A welcome restoration of a neglected Australian classic, Ted Kotcheff’s 1971 film emerges from obscurity as an extraordinary thing, a circular nightmare movie that shares elements with other films but has a sunburnt, hungover atmosphere all of its own. It’s like Scorcese’s After Hours in a different register, with a civilised man finding himself endlessly at cross purposes with a society, which, although geographically not far away from his own, is governed by strange and unfamiliar rules. It’s like a backwoods horror film in places, but here the palpable sense of menace is never resolved into a clear, tangible threat. Wake in Fright locates a weird sense of tyranny within hospitality, from the first scene in Bundanyabba where local cop Jock (Chips Rafferty) buys Grant a beer then stares pointedly at the full glass in his hand until he realises that he is expected to gulp it down and return the favour. From here on in, invitations to share a beer or three seem more and more like threats, and while Grant’s problems are largely self-inflicted, his descent is mostly a case of following the path of least resistance, of trying to fit in, endlessly cajoled into taking drink after drink and following where the booze leads him, which is ultimately to the grotesque extended carnage of a night-time kangaroo hunt where all pretences at civilisation are stripped away in an orgy of whiskey-fuelled depravity.
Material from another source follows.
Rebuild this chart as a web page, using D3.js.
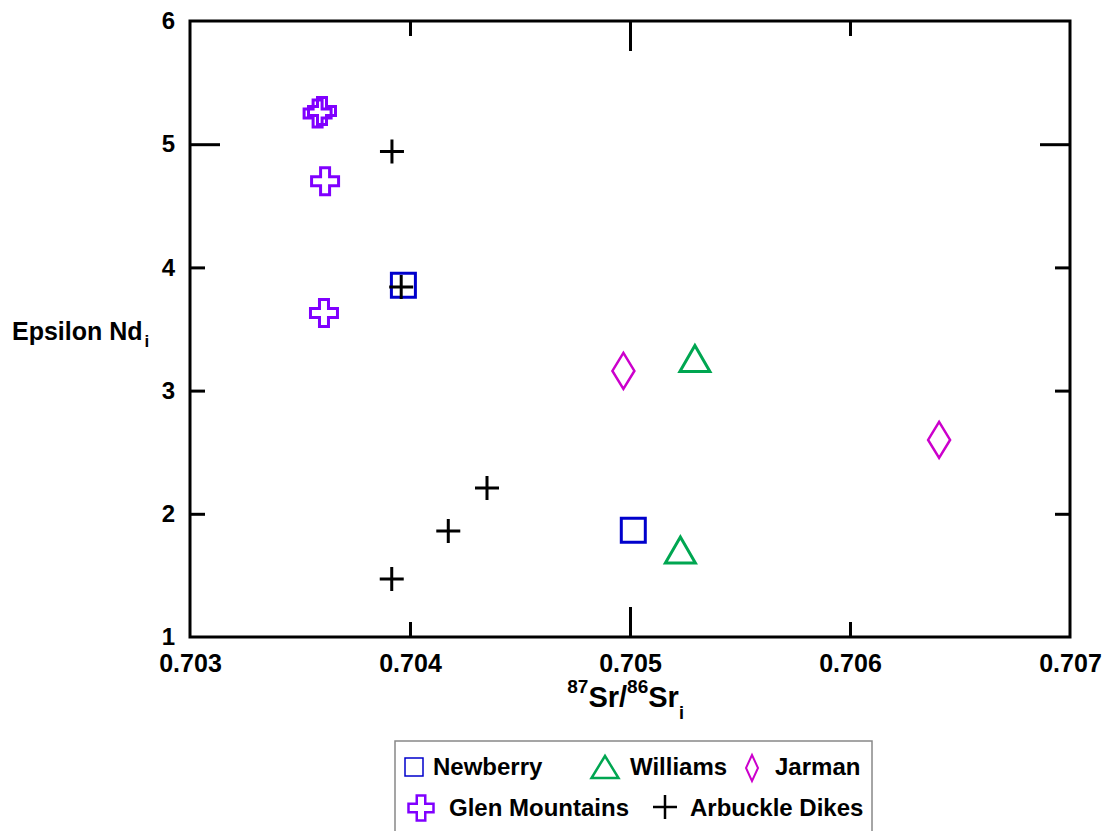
<!DOCTYPE html>
<html>
<head>
<meta charset="utf-8">
<script src="https://cdn.jsdelivr.net/npm/d3@7"></script>
<style>
  html, body { margin: 0; padding: 0; background: #fff; }
  svg { display: block; font-family: Arial, "Liberation Sans", sans-serif; font-weight: bold; }
</style>
</head>
<body>
<svg id="chart" width="1108" height="831"></svg>
<script>
// Isotope data per suite: initial 87Sr/86Sr (x) and initial epsilon Nd (y)
const newberrySr = [0.70397, 0.705015];
const newberryNd = [3.855, 1.867];
const williamsSr = [0.705295, 0.705229];
const williamsNd = [3.26, 1.706];
const jarmanSr = [0.70497, 0.706405];
const jarmanNd = [3.16, 2.60];
const glenSr = [0.70358, 0.70360, 0.703614, 0.703609];
const glenNd = [5.25, 5.27, 4.70, 3.63];
const arbuckleSr = [0.703918, 0.70396, 0.70435, 0.704174, 0.703917];
const arbuckleNd = [4.94, 3.84, 2.21, 1.86, 1.47];

const xTicks = [0.703, 0.704, 0.705, 0.706, 0.707];
const yTicks = [1, 2, 3, 4, 5, 6];
const xMajor = 0.705;
const yMajor = 5;

const svg = d3.select("#chart");
const margin = { left: 190, top: 21, right: 38, bottom: 194 };
const W = 1108 - margin.left - margin.right;
const H = 831 - margin.top - margin.bottom;

const x = d3.scaleLinear().domain([0.703, 0.707]).range([0, W]);
const y = d3.scaleLinear().domain([1, 6]).range([H, 0]);

const g = svg.append("g").attr("transform", `translate(${margin.left},${margin.top})`);

// Inward ticks; the 5 and 0.705 ticks are drawn twice as long
function styleTicks(sel, isMajor, attr, sign, size) {
  sel.select(".domain").remove();
  sel.selectAll(".tick line")
    .attr("stroke", "#000").attr("stroke-width", 3)
    .attr(attr, d => sign * (isMajor(d) ? 30 : 15))
    .attr("display", (d, i, n) => (i === 0 || i === n.length - 1) ? "none" : null);
  sel.selectAll(".tick text").attr("fill", "#000").attr("font-size", size)
    .attr("font-weight", "bold").attr("font-family", "Arial, 'Liberation Sans', sans-serif");
}

const fmtX = d3.format(".3f");

const gxB = g.append("g").attr("transform", `translate(0,${H})`)
  .call(d3.axisBottom(x).tickValues(xTicks).tickFormat(fmtX).tickSize(-15).tickPadding(17));
styleTicks(gxB, d => Math.abs(d - xMajor) < 1e-9, "y2", -1, 25);

const gxT = g.append("g")
  .call(d3.axisTop(x).tickValues(xTicks).tickFormat("").tickSize(-15));
styleTicks(gxT, d => Math.abs(d - xMajor) < 1e-9, "y2", 1, 24);

const gyL = g.append("g")
  .call(d3.axisLeft(y).tickValues(yTicks).tickFormat(d3.format("d")).tickSize(-15).tickPadding(15));
styleTicks(gyL, d => d === yMajor, "x2", 1, 24);

const gyR = g.append("g").attr("transform", `translate(${W},0)`)
  .call(d3.axisRight(y).tickValues(yTicks).tickFormat("").tickSize(-15));
styleTicks(gyR, d => d === yMajor, "x2", -1, 24);

// Frame
g.append("rect").attr("x", 0).attr("y", 0).attr("width", W).attr("height", H)
  .attr("fill", "none").attr("stroke", "#000").attr("stroke-width", 3);

// Marker shapes centred on the origin
const shapes = {
  square: s => `M${-s/2},${-s/2}H${s/2}V${s/2}H${-s/2}Z`,
  triangle: (w, h) => `M0,${-h/2}L${w/2},${h/2}L${-w/2},${h/2}Z`,
  diamond: (w, h) => `M0,${-h/2}L${w/2},0L0,${h/2}L${-w/2},0Z`,
  cross: (s, a) => {
    const o = s / 2, i = a / 2;
    return `M${-i},${-o}H${i}V${-i}H${o}V${i}H${i}V${o}H${-i}V${i}H${-o}V${-i}H${-i}Z`;
  },
  plus: s => `M${-s/2},0H${s/2}M0,${-s/2}V${s/2}`
};

const series = [
  { name: "Glen Mountains", xs: glenSr, ys: glenNd, color: "#8000ff", path: shapes.cross(27, 9), sw: 3,
    legend: { path: shapes.cross(25, 8.5), sw: 2.5 } },
  { name: "Newberry", xs: newberrySr, ys: newberryNd, color: "#0000cc", path: shapes.square(24), sw: 3,
    legend: { path: shapes.square(18), sw: 1.5 } },
  { name: "Arbuckle Dikes", xs: arbuckleSr, ys: arbuckleNd, color: "#000", path: shapes.plus(24), sw: 3,
    legend: { path: shapes.plus(24), sw: 2.5 } },
  { name: "Williams", xs: williamsSr, ys: williamsNd, color: "#00a651", path: shapes.triangle(30, 26), sw: 3,
    legend: { path: shapes.triangle(27, 22), sw: 2.5 } },
  { name: "Jarman", xs: jarmanSr, ys: jarmanNd, color: "#cc00cc", path: shapes.diamond(22, 36), sw: 2.5,
    legend: { path: shapes.diamond(12, 26), sw: 2 } }
];

series.forEach(s => {
  g.append("g").selectAll("path")
    .data(s.xs.map((v, i) => [v, s.ys[i]]))
    .join("path")
    .attr("transform", d => `translate(${x(d[0])},${y(d[1])})`)
    .attr("d", s.path)
    .attr("fill", "none")
    .attr("stroke", s.color)
    .attr("stroke-width", s.sw);
});

// Axis titles
const xt = svg.append("text").attr("x", margin.left + x(0.70498)).attr("y", 707)
  .attr("text-anchor", "middle").attr("fill", "#000");
xt.append("tspan").attr("font-size", 19).attr("dy", -14).text("87");
xt.append("tspan").attr("font-size", 29).attr("dy", 14).text("Sr/");
xt.append("tspan").attr("font-size", 19).attr("dy", -14).text("86");
xt.append("tspan").attr("font-size", 29).attr("dy", 14).text("Sr");
xt.append("tspan").attr("font-size", 18).attr("dy", 12).text("i");

const yt = svg.append("text").attr("x", 12).attr("y", 340).attr("fill", "#000");
yt.append("tspan").attr("font-size", 25).text("Epsilon Nd");
yt.append("tspan").attr("font-size", 17).attr("dy", 7).attr("dx", 2).text("i");

// Legend
const lg = svg.append("g");
lg.append("rect").attr("x", 395).attr("y", 741).attr("width", 477).attr("height", 110)
  .attr("fill", "#fff").attr("stroke", "#888").attr("stroke-width", 1.5);

const legendItems = [
  { key: "Newberry", sx: 414, sy: 767, tx: 433, ty: 775 },
  { key: "Williams", sx: 605, sy: 767, tx: 630, ty: 775 },
  { key: "Jarman", sx: 752, sy: 768, tx: 775, ty: 775 },
  { key: "Glen Mountains", sx: 421, sy: 808, tx: 449, ty: 816 },
  { key: "Arbuckle Dikes", sx: 665, sy: 807, tx: 690, ty: 816 }
];
legendItems.forEach(it => {
  const s = series.find(d => d.name === it.key);
  lg.append("path").attr("transform", `translate(${it.sx},${it.sy})`)
    .attr("d", s.legend.path).attr("fill", "none")
    .attr("stroke", s.color).attr("stroke-width", s.legend.sw);
  lg.append("text").attr("x", it.tx).attr("y", it.ty).attr("font-size", 24)
    .attr("fill", "#000").text(s.name);
});
</script>
</body>
</html>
The world of Bundanyabba is vividly evoked through accumulated detail and keen observation; the hotel receptionist’s ritualistic movements to the cool air from the desk fan, the ‘spinners night’ in the back room of a greasy spoon where desperate men gamble a month’s wages on the flip of a couple of coins, the necklaces made of beer can ring pulls. It all adds up to a picture of a very specific place, a place of heat and dust and unspoken laws, where you are expected to agree that the ‘Yabba is the best bloody place on Earth’, and dissenting voices are few and far between: ‘All the little devils are proud of Hell,’ as Doc puts it. But still, worrying notes begin to emerge from the boozy bonhomie. Jock, while detailing the town’s low crime rate, casually lets slip ‘’course, we do have a few suicides…’ More disturbingly, there is the discrepancy between Doc’s description of Janette Hynes (Sylvia Kay) as some kind of swinging outback libertine, and our picture of her from the previous night where she displayed all the symptoms of a woman used to abuse, trapped in a leery and crude man’s world. Kotcheff brilliantly stages the boozy revelries so that we find ourselves later trying to work out what exactly we saw, much like a drunk after a raucous night trying to piece together where he received certain injuries. Did we witness a crime? What the hell just happened?

Kotcheff went on to give us First Blood and Weekend at Bernies and nothing this strange and vivid ever again. Evan Jones’s screenplay, (from Kenneth Cook’s novel) is sharp, funny and quotable. The photography, from the opening 360-degree pan, is inventive but unobtrusive, and throughout we feel like we are watching a real world, with the extensive use of real locations and real outback dwellers, where none of the professional actors breaks the spell. This realism extends to the kangaroo hunt where actual documentary footage of shootings is used, though as Kotcheff insists, no kangaroos were injured or killed for the film. It all adds up to a bloody magnificent piece of work, one with a very singular sense of dread, often just a key change shy of comedy. It’s a film that will rattle around in your mind long after viewing, wholly satisfying yet somehow dark and unresolved. The original tag line read: ‘Have a drink, mate? Have a fight, mate? Have a taste of dust and sweat, mate? There’s nothing else out here.’ Spot on.